(Recorded data)
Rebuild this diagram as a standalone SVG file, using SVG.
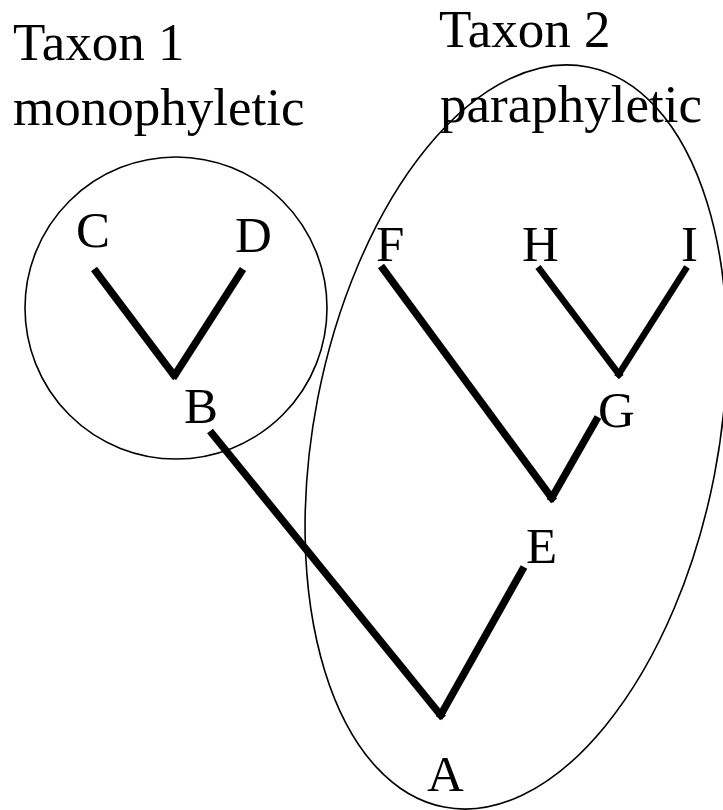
<svg xmlns="http://www.w3.org/2000/svg" width="723" height="810" viewBox="0 0 723 810">
<style>
.t{font-family:"Liberation Serif","Times New Roman",serif;font-size:53px;fill:#000}
.n{font-family:"Liberation Serif","Times New Roman",serif;font-size:51px;fill:#000}
.br{stroke:#000;stroke-width:7.5;stroke-linecap:butt;fill:none}
.br2{stroke:#000;stroke-width:6.5;stroke-linecap:butt;fill:none}
.grp{stroke:#000;stroke-width:1.6;fill:none}
</style>
<rect width="723" height="810" fill="#fff"/>
<g id="taxa">
<g id="taxon1"><circle class="grp" cx="176" cy="308" r="151"/>
<text class="t" x="13" y="60">Taxon 1</text>
<text class="t" x="13" y="125">monophyletic</text></g>
<g id="taxon2"><ellipse class="grp" cx="516" cy="437" rx="202" ry="377" transform="rotate(11 516 437)"/>
<text class="t" x="439" y="47">Taxon 2</text>
<text class="t" x="440" y="122">paraphyletic</text></g>
</g>
<g id="connectors">
<line class="br" x1="94" y1="269" x2="176" y2="378"/>
<line class="br" x1="243" y1="269" x2="173" y2="378"/>
<line class="br" x1="210" y1="431" x2="443" y2="718"/>
<line class="br" x1="524" y1="567" x2="439" y2="718"/>
<line class="br" x1="381" y1="266" x2="554" y2="501"/>
<line class="br" x1="598" y1="417" x2="550" y2="501"/>
<line class="br2" x1="538" y1="267" x2="621" y2="377"/>
<line class="br2" x1="687" y1="267" x2="617" y2="377"/>
</g>
<g id="node-C"><text class="n" x="76" y="247">C</text></g>
<g id="node-D"><text class="n" x="235" y="252">D</text></g>
<g id="node-B"><text class="n" x="184" y="423">B</text></g>
<g id="node-F"><text class="n" x="376" y="261">F</text></g>
<g id="node-H"><text class="n" x="522" y="261">H</text></g>
<g id="node-I"><text class="n" x="681" y="261">I</text></g>
<g id="node-G"><text class="n" x="598" y="427">G</text></g>
<g id="node-E"><text class="n" x="526" y="563">E</text></g>
<g id="node-A"><text class="n" x="427" y="791">A</text></g>
</svg>
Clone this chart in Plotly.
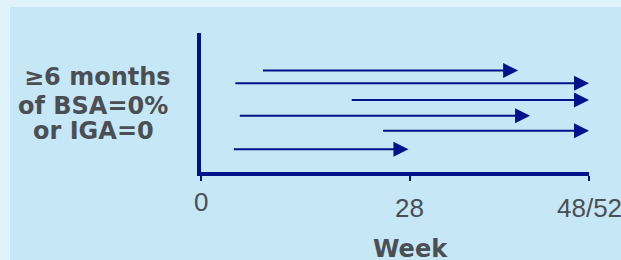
import plotly.graph_objects as go

# ---- data (weeks) ----
row_pos = [7.30, 6.38, 5.18, 4.05, 2.97, 1.63]       # vertical position of each patient row
start_week = [8.1, 4.4, 20.0, 5.0, 24.2, 4.2]
end_week = [42.5, 52.0, 52.0, 44.1, 52.0, 27.8]

tick_vals = [0, 28, 52]
tick_text = ["0", "28", "48/52"]
y_label_lines = ["\u22656 months", "of BSA=0%", "or IGA=0"]
x_title = "Week"

W, H = 621, 260
L, R, T, B = 201, 32, 33, 88
PW, PH = W - L - R, H - T - B

def px(x):
    return (x - L) / PW

def py(y):
    return (H - B - y) / PH

NAVY = "#00138a"
TXT = "#4b4f54"
OUTER = "#e0f2f9"
INNER = "#c5e7f6"

fig = go.Figure()
fig.add_trace(go.Scatter(x=[0], y=[0], mode="markers", marker=dict(opacity=0), hoverinfo="skip", showlegend=False))

anns = []
for y, s, e in zip(row_pos, start_week, end_week):
    anns.append(dict(x=e, y=y, ax=s, ay=y, xref="x", yref="y", axref="x", ayref="y",
                     text="", showarrow=True, arrowhead=2, arrowsize=1.5, arrowwidth=2,
                     arrowcolor=NAVY, standoff=0, startstandoff=0))

# tick labels
tick_y = [202.2, 207.5, 208.0]
for v, t, yy in zip(tick_vals, tick_text, tick_y):
    anns.append(dict(x=v, y=py(yy), xref="x", yref="paper", text=t, showarrow=False,
                     xanchor="center", yanchor="middle",
                     font=dict(family="Liberation Sans", size=26, color=TXT)))

# y label lines
for t, yy, xx in zip(y_label_lines, [77.3, 105.6, 131.3], [97, 93, 93]):
    anns.append(dict(x=px(xx), y=py(yy), xref="paper", yref="paper", text="<b>%s</b>" % t,
                     showarrow=False, xanchor="center", yanchor="middle",
                     font=dict(family="DejaVu Sans", size=24, color=TXT)))

anns.append(dict(x=px(410), y=py(249.3), xref="paper", yref="paper", text="<b>%s</b>" % x_title,
                 showarrow=False, xanchor="center", yanchor="middle",
                 font=dict(family="DejaVu Sans", size=24, color=TXT)))

fig.update_layout(
    width=W, height=H,
    margin=dict(l=L, r=R, t=T, b=B, pad=0),
    paper_bgcolor=OUTER, plot_bgcolor=INNER,
    showlegend=False,
    annotations=anns,
    shapes=[dict(type="rect", xref="paper", yref="paper",
                 x0=px(10), x1=px(630), y0=py(270), y1=py(7),
                 fillcolor=INNER, line=dict(width=0), layer="below")],
    xaxis=dict(range=[0, 52], showgrid=False, zeroline=False, showline=True,
               linecolor=NAVY, linewidth=4, ticks="outside", ticklen=5, tickwidth=2,
               tickcolor=NAVY, tickvals=tick_vals, showticklabels=False, fixedrange=True),
    yaxis=dict(range=[0, 10], showgrid=False, zeroline=False, showline=True,
               linecolor=NAVY, linewidth=4, ticks="", showticklabels=False, fixedrange=True),
)

fig.write_html("out.html", config={"displayModeBar": False},
               post_script="document.body.style.margin='0';document.body.style.overflow='hidden';")
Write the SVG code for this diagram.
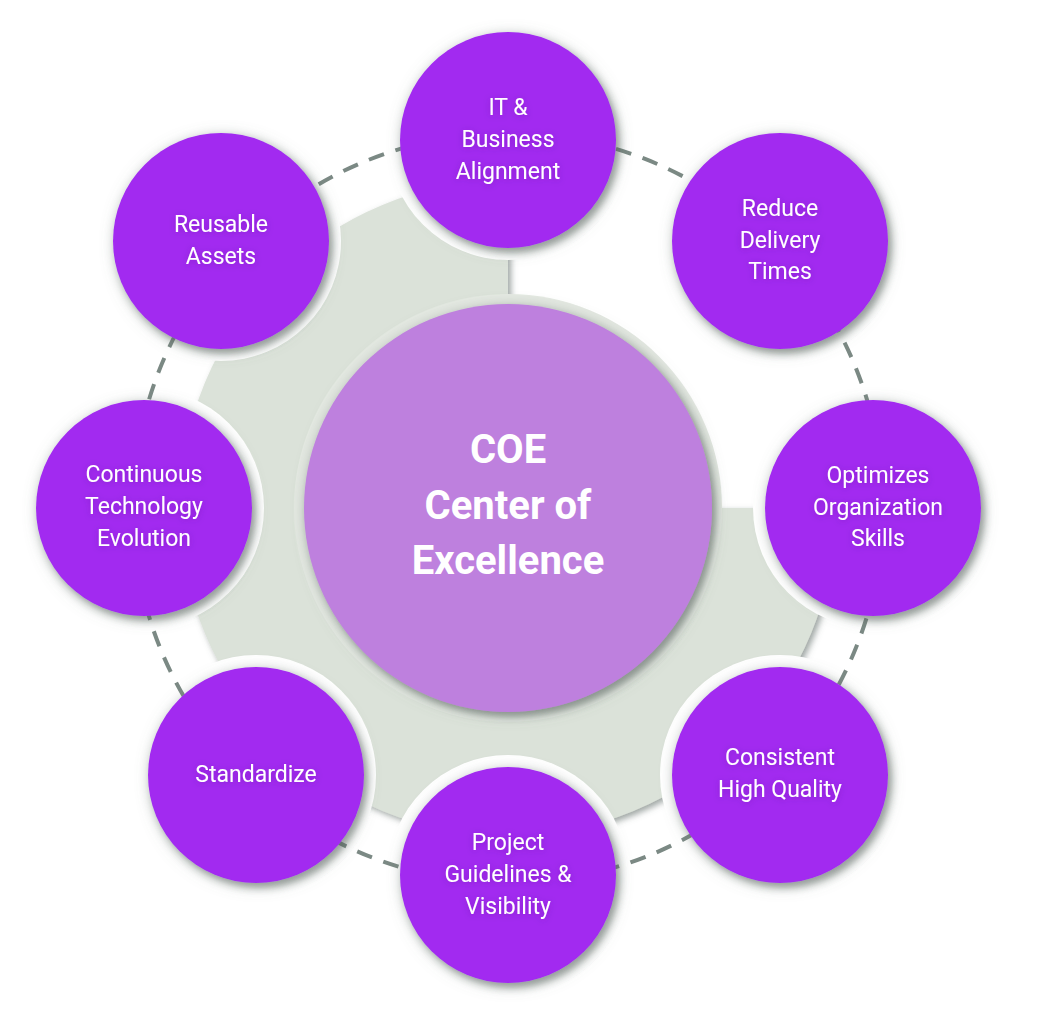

Challenge :: Each line holding "this" must be found and copied.

The output ::
Rebuild this diagram as a standalone SVG file, using SVG.
Clone this chart in Plotly.
Write the SVG code for this diagram.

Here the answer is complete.